Men are free to drive the car to which God hands the keys. To some He gives a sports car, to others a truck. To each He gives. God is the author and giver of life and gifts and man is the receiver. Thus, man can drive the car he’s given but a car isn’t a boat or a space ship. This is the key to godliness with contentment; it’s the sole building block of this thing we call the pursuit of happiness. All such pursuits contrary to God’s truth is like trying to make your Toyota or Ford a boat. The worth of each man resides in the fact that he’s an image bearer of the Creator God who made him, not in his athletic or financial prowess. Yes, indeed. Chesterton said that there’s nothing more extraordinary than an ordinary man and ordinary woman raising an ordinary family.
Men pursue goals apart from God, and for their own glory, because of the theological flaw of humanism. Humanism is all that would make man live without the true God. And the central metaphysic of humanism, in every demonic variation, is that man is the measure of all things, not God. Nothing, though, is more easily proven to be false than this absurdity.
Which of us is free to choose his time of birth or his race? There was a movie, Benjamin Button, where Brad Pitt played a man who aged in reverse and it was fascinating precisely because it was fantasy. You and I are free in derivative issues but we aren’t God. We may choose to marry Betty or Sue, or go to the beach or mountains for vacation, but we can’t be as God. To know this truly is to see the sipping of a hot coffee, the hearing of a bird’s morning song, and even so mundane a thing as washing the dishes as divine acts through which we worship. The earth is literally the Lord’s and that means that there’s no action, no experience, no labor, and no repose that isn’t, therefore, pregnant with the theological reality of the triune God. To breathe is to worship for the man or woman of God.
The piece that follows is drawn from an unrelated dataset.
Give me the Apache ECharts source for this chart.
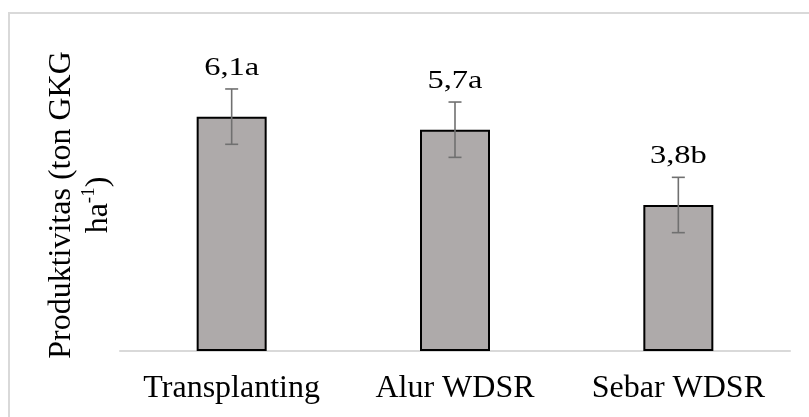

Pleasing and enjoying God is life’s primary goal or else this isn’t His world but something else. And if so, what is it then? Can we for the moment seriously, soberly consider the options?
They’re fearful.
If this is not God’s world, and if it isn’t as He declares it to be in the pages of holy Scripture, then what is it we have? A tragedy interrupted by fleeting pleasures and loves; a meaninglessness fought and pushed against to no avail. If not God, if not the love and salvation of Christ our Lord to redeem us and this world, we scream in the perpetual nights of the soul, for this is all nothing, we are nothing, and there is nothing. If this isn’t our Father’s world then what’s the difference between a nice meal with friends and a killing field? If Christ is a liar, if Christianity is false, then something like Auschwitz is just another fact of reality. And that fact is neutral because nothing means anything in godless world. What are horrors and loves, or hopes and losses, but the moral evaluations of deluded minds in an amoral universe?
But God has done in Christ what none can do! And this makes the sitting with friends and enjoying a meal the grandest of things. It makes the smallest conversation where Christ’s name is praised the greatest light of the world! The fact of God’s radical sovereignty and the salvation in Christ by faith alone change all things, redeem all things, and are exactly the facts that transform our hearts and everything we do. Since God is sovereign, and we’re saved by His love – love that put Him on the cross so that we’d have eternal life, not judgment – every single aspect of our existence is Corem Deo. We aren’t alone in this. We aren’t abandoned in a world gone mad. Our every hurt, every fear, every desire…all things from Him and to Him and for Him. In Him we find our true selves.
“As a child of your Father, request from the Lord all those things which are the focus of your good desires. This is the reason why the Lord does not fill His children to overflowing in this life, but permits much emptiness to be in them, so that they would make their childlike desires known to Him and beg of Him for fulfillment. Make all your needs known to your Father, that is, whatever presses you down, threatens you, and you long to have; do this as intimately as a child would ask his father. Do not then tremblingly stand from afar, but rather, as a child, use the boldness which you have received and cry out, ‘Abba, Father.’ Pray for the fulfillment of your desires with sweet childlike supplications; that will be pleasing unto the Lord.”